Serbs, Albanians Start Talks On Kosovo's Future

UN Kosovo negotiator Ahtisaari (file photo) (AFP) 20 February 2006 -- Serb and ethnic Albanian negotiators begin direct talks today on the future status of Kosovo.

The negotiations in Vienna are being mediated by former Finnish President Martti Ahtisaari, who was appointed by the United Nations to steer the talks toward an agreement.


A spokeswoman for Ahtisaari said the first round of talks will deal with local-government reform aimed at enhancing the rights of Serbs and other minorities in Kosovo.


On 19 February, a member of the Serb negotiating team, Slobodan Samardzic, said the Serb community in Kosovo should be given self-rule in areas where they form a majority.


Lutfi Hazir, the head of the ethnic Albanian side, said the purpose of the talks is to move the province away from Belgrade "for good."


Diplomats from the so-called Contact Group -- the United States, Britain, Germany, France, Italy, and Russia -- have already agreed on a set of guidelines for Kosovo's future.


Those rules say the province cannot return to its previous status under direct Serb rule, be partitioned along ethnic lines or be joined to another country in the region, such as Albania.


(AP)

Spotlight On Kosovo

Spotlight On Kosovo


THE WORLD'S NEWEST NATION? The region of Kosovo has a population of more than 2 million, some 90 percent of whom are ethnic Albanians.
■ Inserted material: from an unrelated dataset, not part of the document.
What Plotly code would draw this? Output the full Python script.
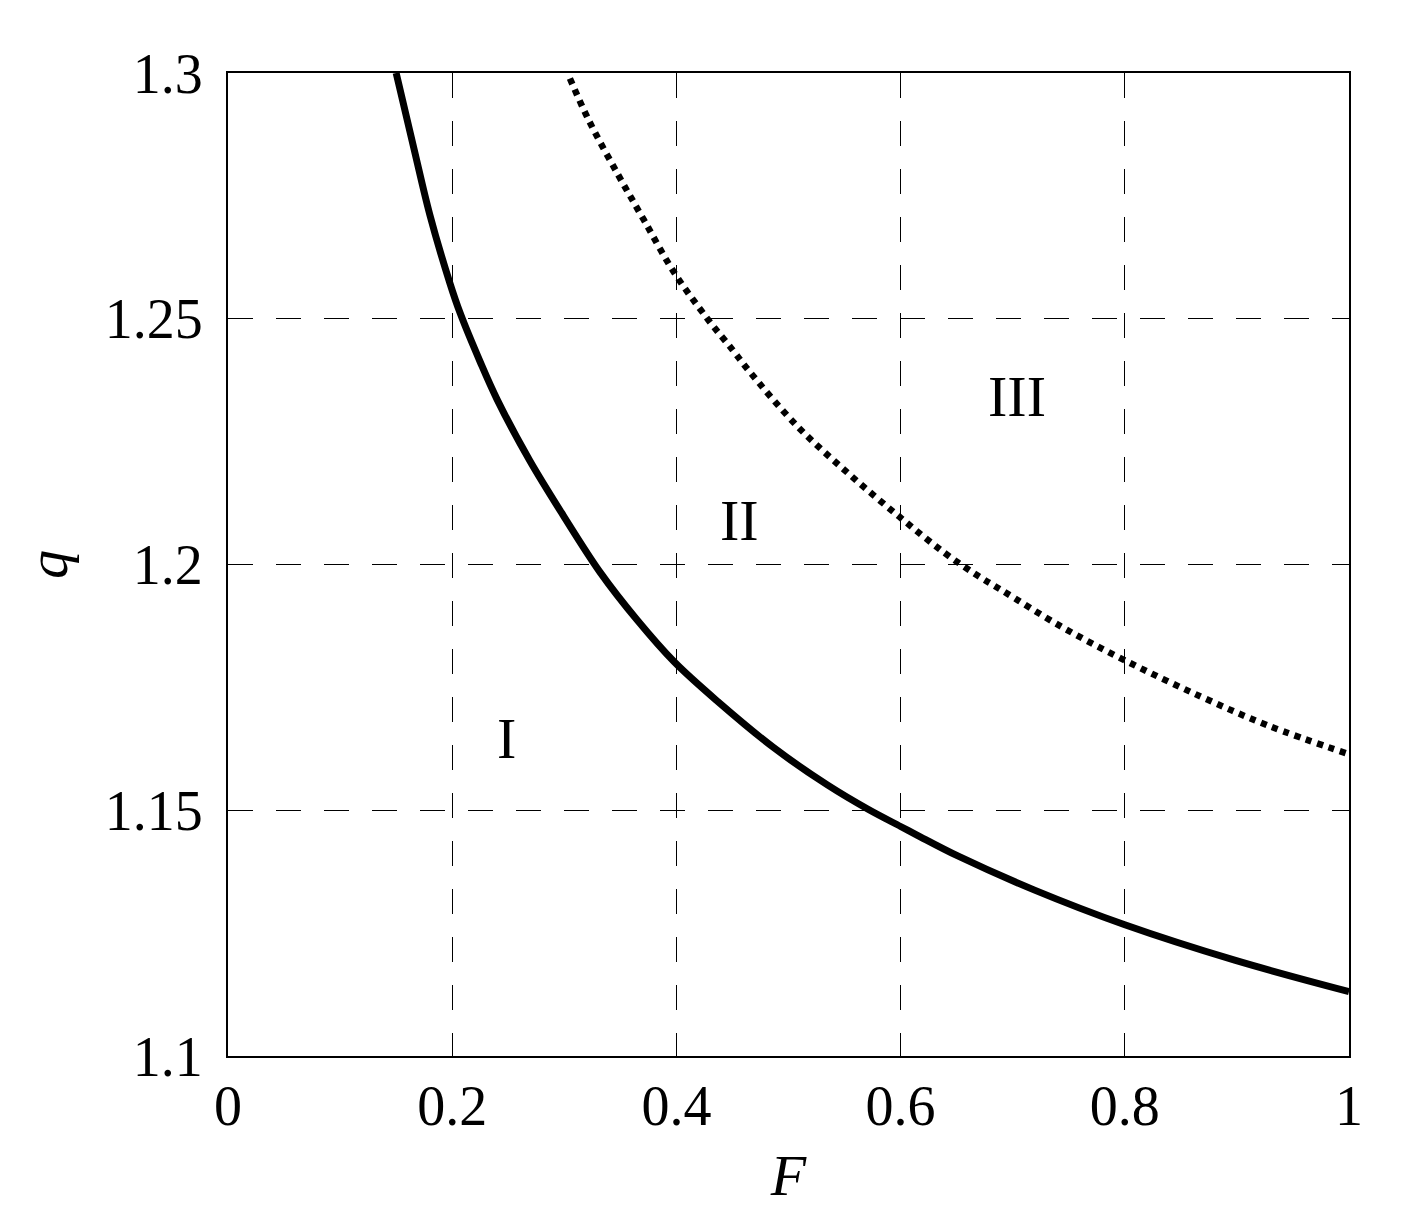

It was one of the poorest regions in the former Yugoslavia, but has considerable mineral wealth and an enterprising population, many of whom work abroad but keep close contact with Kosovo. All ethnic Albanian political parties seek independence on the principles of self-determination and majority rule. They feel that Serbia lost its historically based claim to what was its autonomous province under the 1974 constitution by revoking that autonomy in the late 1980s and then conducting a crackdown in 1999 that forced some 850,000 people to flee their homes.

Since NATO's intervention that year to stop the expulsions, Kosovo has been under a UN administration (UNMIK). The UN has begun to gradually transfer functions to elected Kosovar institutions. The primary Serbian concerns are physical safety for the local Serbian minority, a secure return for the tens of thousands of Serbian displaced persons, and protection for historic Serbian religious buildings. The main problems affecting all Kosovars, however, are economic. Until Kosovo's final status is clarified and new legislation passed and enforced, it will not be able to attract the investment it needs to provide jobs for its population, which is one of the youngest and fastest growing in Europe. Prosperity is widely seen as the key to political stability and interethnic coexistence in Kosovo, as is the case in much of Southeastern Europe.